According to a Duke University study, an estimated 76 lives were saved in Connecticut in the first 14 years of implementation of their ERPO-style law. 

“As adults, we have the responsibility to make our country a safer place for our children and grandchildren. If we cannot agree to demand that our children and grandchildren’s lives be prioritized over powerful special interests, than what good are we? At the end of the day, we should all have one goal – reducing gun violence and doing everything in our power to prevent more tragedies from happening,” said Rep. Linsky. “Congress has the ability to pass federal legislation to prevent future tragedies from continuing to happen. But if Congress won’t do it at the federal level, then we must continue to do it at the state level. I am proud of my colleagues in the Massachusetts legislature for standing up today and continuing to fight back. We will not allow gun violence to be accepted as the new normal in our country.”

While supporters of the legislation say the bill will help make Massachusetts communities safer and prevent future mass shootings, opponents say it will confiscate guns while not dealing with mental health concerns.

"This legislation is not about taking guns away from law-abiding gun owners, but rather removing guns from a dangerous situation," Linsky said. "It is about saving lives.”
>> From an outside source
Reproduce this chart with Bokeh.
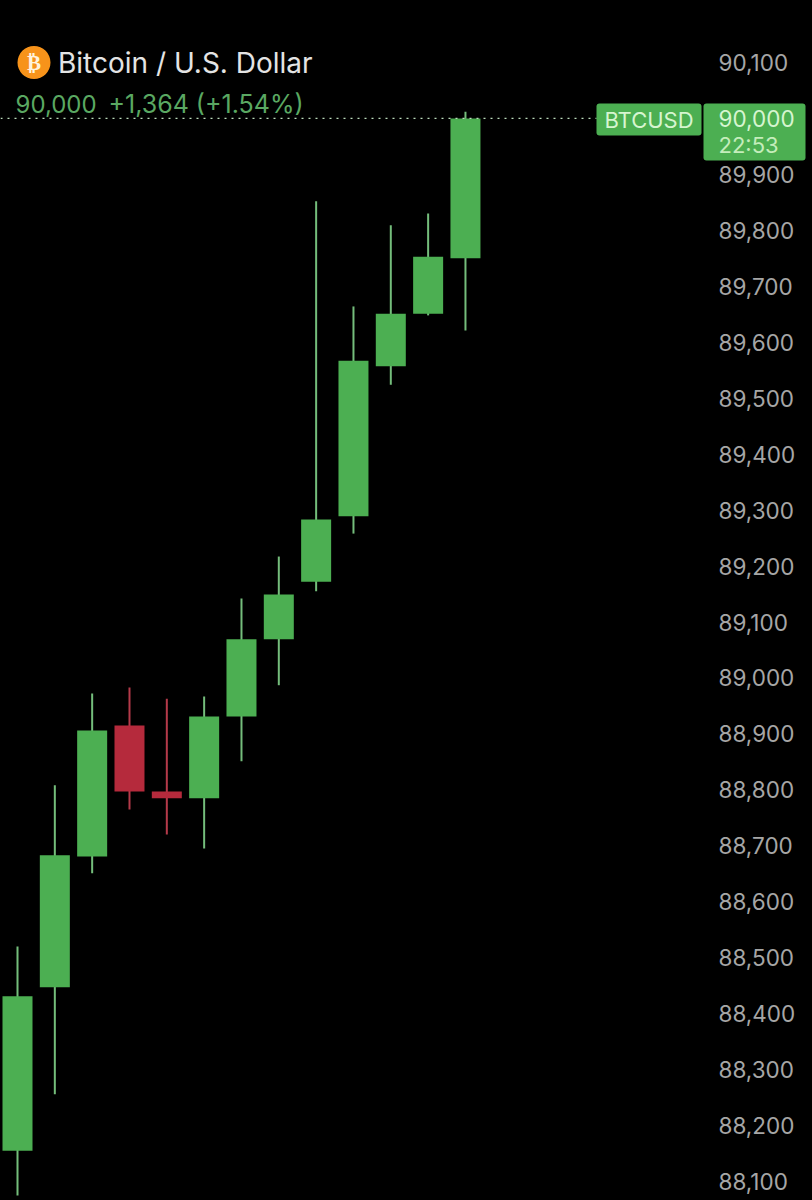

Critics had urged lawmakers to vote against the bill.

"They actually changed the title of the bill. The title of the bill was about extreme risk protection order, suicide prevention. They changed the bill title to it’s an act relative to firearms," said Jim Wallace, Executive Director of Gun Owners’ Action League.

Democratic Representative Marjorie Decker, the lead sponsor of the so-called "red flag" bill, calls it a "measured and reasonable approach" to help save lives.

"If you think someone in your home is going to kill themselves, hurt themselves or hurt other people with their gun, my law, once it's passed, will allow the court to access evidence, decide whether or not that’s true and separate someone from their guns," Decker said.

A year-and-a-half ago, Reed Shafer Ray, a senior at Harvard at the time, called Rep. Decker after the death of his friend.

Shafer Ray's 24-year-old friend had ended his life.

"It was extremely tragic," Shafer Ray said. "It was only more tragic because it felt like the parents knew it was coming and there was nothing they could have done."

Shafer Ray asked Rep. Decker what could be done to prevent that tragedy from happening to another family.

"This is about saving people's lives and making sure there's that intervention."

Once a petition is filed in court, guns would be taken away for a year if the judge finds the evidence credible.

"You know, we need to be able to keep guns away from people who are in a state of crisis. We want to prevent tragedies and keep our kids safe," said Molly Malloy, who is with Moms Demand Action.

Wallace says the legislation does little to address the issue of mental illness. He calls is a "boiled down gun confiscation bill."

"And that's sad because we had a great opportunity here to really do something about suicides and preventing the next mass killer and it turned just into a gun bill."

For Shafer Ray, it's more than a gun bill. It's a chance to stop another tragedy.

"I feel like it's a dream come true that it's even gotten this far."

H.4517 passed the Massachusetts House by a vote of 139-14. It now goes to the Senate for consideration.